● **Given data**:
■ ■ ■ ■ ■

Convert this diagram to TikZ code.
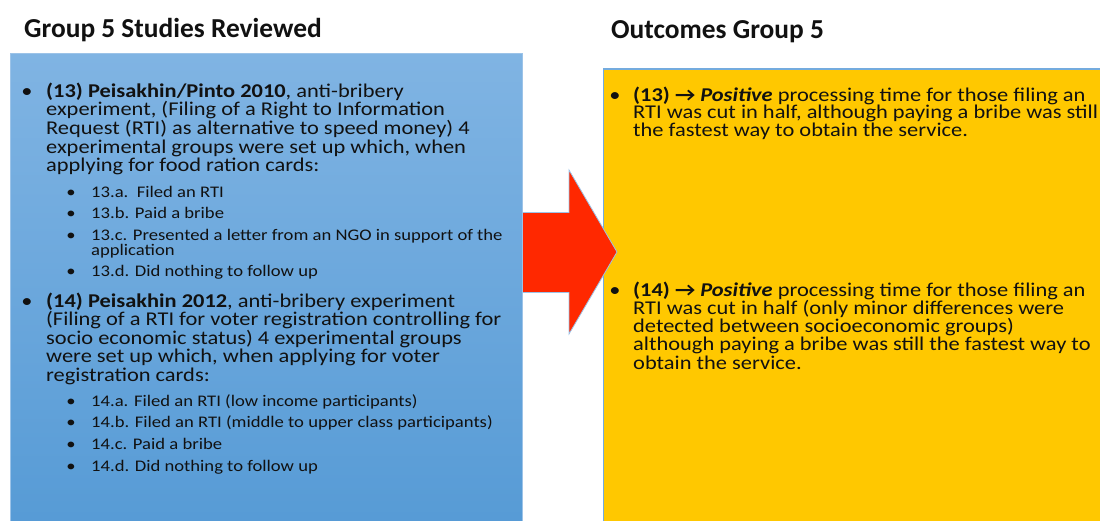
\documentclass[tikz,border=0pt]{standalone}
\usepackage{fontspec}
\setmainfont{Carlito}
\newfontfamily\wfont[FakeStretch=1.15]{Carlito}
\usetikzlibrary{shadings}
\definecolor{boxtop}{HTML}{80B4E3}
\definecolor{boxbot}{HTML}{559AD5}
\definecolor{boxline}{HTML}{9CC3E8}
\definecolor{outfill}{HTML}{FFC800}
\definecolor{outline}{HTML}{74ABDE}
\definecolor{arrowred}{HTML}{FF2800}
\definecolor{ink}{HTML}{111111}
\tikzset{
  title/.style={anchor=base west, inner sep=0pt, text=ink, font=\fontsize{27.4}{30}\selectfont\bfseries},
  mainpara/.style={anchor=base west, inner sep=0pt, align=left, font=\wfont\fontsize{19.5}{18.6}\selectfont, text=ink},
  subitem/.style={anchor=base west, inner sep=0pt, align=left, font=\wfont\fontsize{16.2}{15}\selectfont, text=ink},
  bul/.style={anchor=base, inner sep=0pt, font=\wfont\fontsize{19.5}{18.6}\selectfont, text=ink},
  subbul/.style={anchor=base, inner sep=0pt, font=\wfont\fontsize{16.2}{15}\selectfont, text=ink},
}
\begin{document}
\begin{tikzpicture}[x=1pt,y=-1pt]
\useasboundingbox (0,0) rectangle (1100,520);
\clip (0,0) rectangle (1100,520);
% outcome box
\draw[outline, line width=1.5pt, fill=outfill] (603.5,69) rectangle (1110,540);
% arrow
\draw[boxline, line width=0.8pt, fill=arrowred]
  (500,212.5) -- (569,212.5) -- (569,170) -- (617,252) -- (569,334) -- (569,292.5) -- (500,292.5) -- cycle;
% studies box
\shade[top color=boxtop, bottom color=boxbot] (10,53) rectangle (522,540);
\draw[boxline, line width=0.8pt] (10,540) -- (10,53) -- (522,53) -- (522,540);
% titles
\node[title] (t1) at (24,37) {Group 5 Studies Reviewed};
\node[title] (t2) at (611,38.5) {Outcomes Group 5};
% study 13
\node[bul] (b13) at (27,97.3) {•};
\node[mainpara] (p13) at (46,171.7) {\textbf{(13) Peisakhin/Pinto 2010}, anti-bribery\\experiment, (Filing of a Right to Information\\Request (RTI) as alternative to speed money) 4\\experimental groups were set up which, when\\applying for food ration cards:};
\node[subbul] (b13a) at (71,197.3) {•};
\node[subitem] (s13a) at (91,197.3) {13.a.\ \ Filed an RTI};
\node[subbul] (b13b) at (71,218.5) {•};
\node[subitem] (s13b) at (91,218.5) {13.b. Paid a bribe};
\node[subbul] (b13c) at (71,240) {•};
\node[subitem] (s13c) at (91,255) {13.c. Presented a letter from an NGO in support of the\\application};
\node[subbul] (b13d) at (71,276.5) {•};
\node[subitem] (s13d) at (91,276.5) {13.d. Did nothing to follow up};
% study 14
\node[bul] (b14) at (27,307.3) {•};
\node[mainpara, font=\wfont\fontsize{19.5}{18.45}\selectfont] (p14) at (46,381.1) {\textbf{(14) Peisakhin 2012}, anti-bribery experiment\\(Filing of a RTI for voter registration controlling for\\socio economic status) 4 experimental groups\\were set up which, when applying for voter\\registration cards:};
\node[subbul] (b14a) at (71,406) {•};
\node[subitem] (s14a) at (91,406) {14.a. Filed an RTI (low income participants)};
\node[subbul] (b14b) at (71,427.7) {•};
\node[subitem] (s14b) at (91,427.7) {14.b. Filed an RTI (middle to upper class participants)};
\node[subbul] (b14c) at (71,449.3) {•};
\node[subitem] (s14c) at (91,449.3) {14.c. Paid a bribe};
\node[subbul] (b14d) at (71,471) {•};
\node[subitem] (s14d) at (91,471) {14.d. Did nothing to follow up};
% outcomes
\node[bul] (o13b) at (615,101) {•};
\node[mainpara, font=\wfont\fontsize{19.5}{17.9}\selectfont] (o13) at (633,136.8) {\textbf{(13) → \textit{Positive}} processing time for those filing an\\RTI was cut in half, although paying a bribe was still\\the fastest way to obtain the service.};
\node[bul] (o14b) at (615,296) {•};
\node[mainpara, font=\wfont\fontsize{19.5}{18.3}\selectfont] (o14) at (633,369.2) {\textbf{(14) → \textit{Positive}} processing time for those filing an\\RTI was cut in half (only minor differences were\\detected between socioeconomic groups)\\although paying a bribe was still the fastest way to\\obtain the service.};
\end{tikzpicture}
\end{document}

■ ■ ■ ■ ■

● **Given task**: Output the data above without changes, apart from leaving out the pictures.

● **Answer for the task**:
Convert this diagram to TikZ code.
\documentclass[tikz,border=0pt]{standalone}
\usepackage{fontspec}
\setmainfont{Carlito}
\newfontfamily\wfont[FakeStretch=1.15]{Carlito}
\usetikzlibrary{shadings}
\definecolor{boxtop}{HTML}{80B4E3}
\definecolor{boxbot}{HTML}{559AD5}
\definecolor{boxline}{HTML}{9CC3E8}
\definecolor{outfill}{HTML}{FFC800}
\definecolor{outline}{HTML}{74ABDE}
\definecolor{arrowred}{HTML}{FF2800}
\definecolor{ink}{HTML}{111111}
\tikzset{
  title/.style={anchor=base west, inner sep=0pt, text=ink, font=\fontsize{27.4}{30}\selectfont\bfseries},
  mainpara/.style={anchor=base west, inner sep=0pt, align=left, font=\wfont\fontsize{19.5}{18.6}\selectfont, text=ink},
  subitem/.style={anchor=base west, inner sep=0pt, align=left, font=\wfont\fontsize{16.2}{15}\selectfont, text=ink},
  bul/.style={anchor=base, inner sep=0pt, font=\wfont\fontsize{19.5}{18.6}\selectfont, text=ink},
  subbul/.style={anchor=base, inner sep=0pt, font=\wfont\fontsize{16.2}{15}\selectfont, text=ink},
}
\begin{document}
\begin{tikzpicture}[x=1pt,y=-1pt]
\useasboundingbox (0,0) rectangle (1100,520);
\clip (0,0) rectangle (1100,520);
% outcome box
\draw[outline, line width=1.5pt, fill=outfill] (603.5,69) rectangle (1110,540);
% arrow
\draw[boxline, line width=0.8pt, fill=arrowred]
  (500,212.5) -- (569,212.5) -- (569,170) -- (617,252) -- (569,334) -- (569,292.5) -- (500,292.5) -- cycle;
% studies box
\shade[top color=boxtop, bottom color=boxbot] (10,53) rectangle (522,540);
\draw[boxline, line width=0.8pt] (10,540) -- (10,53) -- (522,53) -- (522,540);
% titles
\node[title] (t1) at (24,37) {Group 5 Studies Reviewed};
\node[title] (t2) at (611,38.5) {Outcomes Group 5};
% study 13
\node[bul] (b13) at (27,97.3) {•};
\node[mainpara] (p13) at (46,171.7) {\textbf{(13) Peisakhin/Pinto 2010}, anti-bribery\\experiment, (Filing of a Right to Information\\Request (RTI) as alternative to speed money) 4\\experimental groups were set up which, when\\applying for food ration cards:};
\node[subbul] (b13a) at (71,197.3) {•};
\node[subitem] (s13a) at (91,197.3) {13.a.\ \ Filed an RTI};
\node[subbul] (b13b) at (71,218.5) {•};
\node[subitem] (s13b) at (91,218.5) {13.b. Paid a bribe};
\node[subbul] (b13c) at (71,240) {•};
\node[subitem] (s13c) at (91,255) {13.c. Presented a letter from an NGO in support of the\\application};
\node[subbul] (b13d) at (71,276.5) {•};
\node[subitem] (s13d) at (91,276.5) {13.d. Did nothing to follow up};
% study 14
\node[bul] (b14) at (27,307.3) {•};
\node[mainpara, font=\wfont\fontsize{19.5}{18.45}\selectfont] (p14) at (46,381.1) {\textbf{(14) Peisakhin 2012}, anti-bribery experiment\\(Filing of a RTI for voter registration controlling for\\socio economic status) 4 experimental groups\\were set up which, when applying for voter\\registration cards:};
\node[subbul] (b14a) at (71,406) {•};
\node[subitem] (s14a) at (91,406) {14.a. Filed an RTI (low income participants)};
\node[subbul] (b14b) at (71,427.7) {•};
\node[subitem] (s14b) at (91,427.7) {14.b. Filed an RTI (middle to upper class participants)};
\node[subbul] (b14c) at (71,449.3) {•};
\node[subitem] (s14c) at (91,449.3) {14.c. Paid a bribe};
\node[subbul] (b14d) at (71,471) {•};
\node[subitem] (s14d) at (91,471) {14.d. Did nothing to follow up};
% outcomes
\node[bul] (o13b) at (615,101) {•};
\node[mainpara, font=\wfont\fontsize{19.5}{17.9}\selectfont] (o13) at (633,136.8) {\textbf{(13) → \textit{Positive}} processing time for those filing an\\RTI was cut in half, although paying a bribe was still\\the fastest way to obtain the service.};
\node[bul] (o14b) at (615,296) {•};
\node[mainpara, font=\wfont\fontsize{19.5}{18.3}\selectfont] (o14) at (633,369.2) {\textbf{(14) → \textit{Positive}} processing time for those filing an\\RTI was cut in half (only minor differences were\\detected between socioeconomic groups)\\although paying a bribe was still the fastest way to\\obtain the service.};
\end{tikzpicture}
\end{document}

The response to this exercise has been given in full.